All three banks had to be nationalised in the past years. The partial nationalisation of ÖVAG only occurred in February. Especially the outlook on the future of Kommunalkredit and its bad bank KA Finanz seems bleak due to the large number of Greek government bonds the financial institute still holds.
FIMBAG manages the shares the state holds in banks. The authority came under fire in the crisis for having allegedly watched on too long as the condition of some of Austria’s banks worsened. Speaking to Ö1, Liebscher underlined that FIMBAG “does not have the same rights as shareholders”.
Asked whether ÖVAG would soon cooperate with another finance institute, Liebscher said the plan was to rebuild its strength without assistance from competitors. Business papers have speculated that ÖVAG could merge with BAWAG PSK (BAWAG). Former BAWAG deputy chief Stephan Koren is expected to succeed Gerald Wenzel as CEO of ÖVAG. Wenzel’s contract expires by the end of this month.
ÖVAG dared a quick expansion in Eastern Europe (EE) in the past years. The Vienna-based bank almost collapsed in the first wave of the global economic crisis of 2008 and 2009. It managed to make a profit of 55 million Euros in 2010. Its condition worsened despite generous financial support from the Republic of Austria. ÖVAG was partially nationalised a few days after it emerged that it made a loss of more than 1.3 billion Euros in 2011.
Sberbank, Russia’s leading finance institute, acquired ÖVAG’s international branch earlier this year. Sberbank transferred 505 million Euros for Volksbank International (VBI). ÖVAG bosses had hoped to rake in more than 700 million Euros by selling the EE operations department. Sberbank officials said on Tuesday they would invest 300 million Euros on VBI’s restructuring – and reviled plans to operate in Austria. Sberbank said it would target business clients in the country.

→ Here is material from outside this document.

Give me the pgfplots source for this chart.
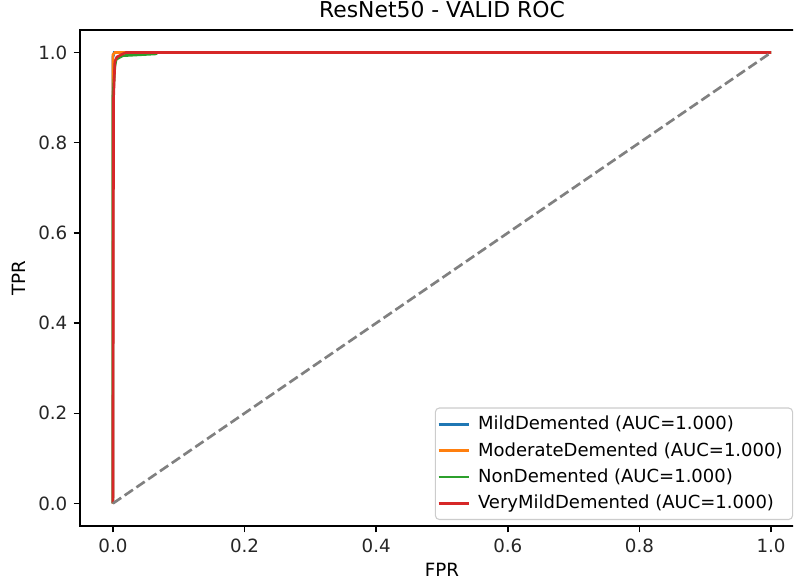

Meanwhile, a financial sector expert claimed that the state would never see any of the capital it injected into ÖVAG, HGAA and Kommunalkredit ever again. Franz Hahn of the Institute for Economic Research (WIFO) said the billions of Euros were definitely gone for good – but also justified the decision to carry out nationalisations. He said it had been essential to the domestic banking sector to “lower systemic risks”. Hahn explained that a collapse of any of the struggling banks would have cost the state much more.